Working together to transition freshmen & transform schools from the bottom up!
A year or so ago I had the opportunity to make a couple of trips to Portland, Oregon to work with the faculty and staff of David Douglas High School, Oregon's largest high school. They wanted to build a Freshman Transition program. Some of their faculty members had joined this site and had also read my book, The Ninth Grade Opportunity. They decided that they wanted to build a transition program that utilized a team approach and that addressed the essential components of transition.
Recently, their program coordinator, Maureen Utz, sent me the following thoughts in an email. I felt they were worth sharing here on her behalf as I'm sure some of you can identify with what they have experienced.
As you know, DDHS did a lot of consideration when researching and deciding upon our model. It continues to evolve and we hope to have a wrap-around 10th grade Academy to further support those students struggling after Freshman Academy. Our model is departmentalized, and currently has science, math and English teachers. We added our second Academy this past fall to support a broader spectrum of 9th graders (we have over 850 students entering).
One problem we have is that by delineating between pre-Alg kids and Alg kids we have inadvertently created a "challenged" academy versus a grade-level academy. We hope to rectify this by using health, English and science in future years. This delineation has also caused some staffing issues as being on the "challenged" team can be viewed as a more difficult assignment. We don't want there to be stigimitazation amongst academies.

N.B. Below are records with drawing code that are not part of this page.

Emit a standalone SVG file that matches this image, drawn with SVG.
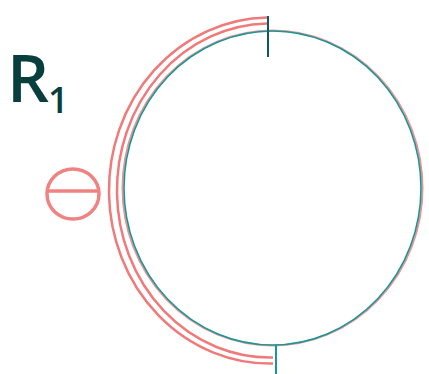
<svg xmlns="http://www.w3.org/2000/svg" width="429" height="374" viewBox="0 0 429 374">
<style>
.red{fill:none;stroke:#f07a7a;stroke-width:2.5}
.shadow{fill:none;stroke:#f29090;stroke-width:2}
.teal{fill:none;stroke:#14999a;stroke-width:1.6}
.tick{stroke:#0e5a5a;stroke-width:2}
.lbl{font-family:"Open Sans","Liberation Sans",Arial,sans-serif;font-weight:600;fill:#083f3c}
</style>
<rect width="429" height="374" fill="#ffffff"/>
<g id="band">
<path class="red" d="M267,17.5 A161,173 0 0 0 273,363.5"/>
<path class="red" d="M267,23.5 A153,167 0 0 0 273,357.5"/>
</g>
<g id="circle">
<ellipse class="shadow" cx="272.5" cy="188" rx="150" ry="157.5"/>
<ellipse class="teal" cx="272.5" cy="188" rx="148.5" ry="157"/>
</g>
<g id="connectors">
<line class="tick" x1="268" y1="16" x2="268" y2="57"/>
<line class="tick" x1="276" y1="345" x2="276" y2="374" style="stroke:#14999a"/>
</g>
<g id="charge" fill="none" stroke="#f08282" stroke-width="3.5">
<ellipse cx="73" cy="194" rx="26" ry="25"/>
<line x1="47" y1="191" x2="99" y2="191"/>
</g>
<g id="label">
<text class="lbl" x="7" y="102" font-size="66">R<tspan x="48" y="113" font-size="36">1</tspan></text>
</g>
</svg>
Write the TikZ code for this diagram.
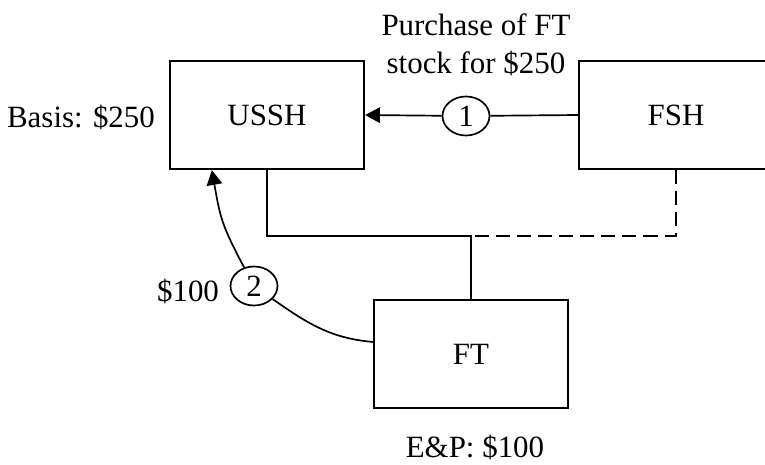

There has been a little push back from other 9th grade teachers, primarily due to the fact that their loads did increase a bit with the Academies. Due to our budget situation, our school was forced to absorb 31 positions that were eliminated last year, making core classes large at about 40 to 50. Some electives have 60 or more. Any further burdens are extremely painful for teachers.
Despite these challenges, we have had success. Our student performance within the academy was improved over the general 9th grade population. Students had better attendance, overall GPA, generally earned 6.0 credits (a marker related to on-time graduation) and had fewer behavioral incidents. We will watch them throughout their 10th grade to see if their 9th grade experience carries forward.
The departmental academy fit us best, as it is embedded without further personnel costs. Teams have been carefully chosen, but with a sense that flexibility and an ability to "opt out" may occur. The Smaller Learning Community grant expires at the end of this year, therefore, any further sponsoring or underwriting is uncertain at this point. Of course, the federal fiscal issues continue to be up-in-the-air, making any further grants very uncertain.
Anyway, we continue to talk about, listen and react to our parents, students and teachers. We hope the model will continue.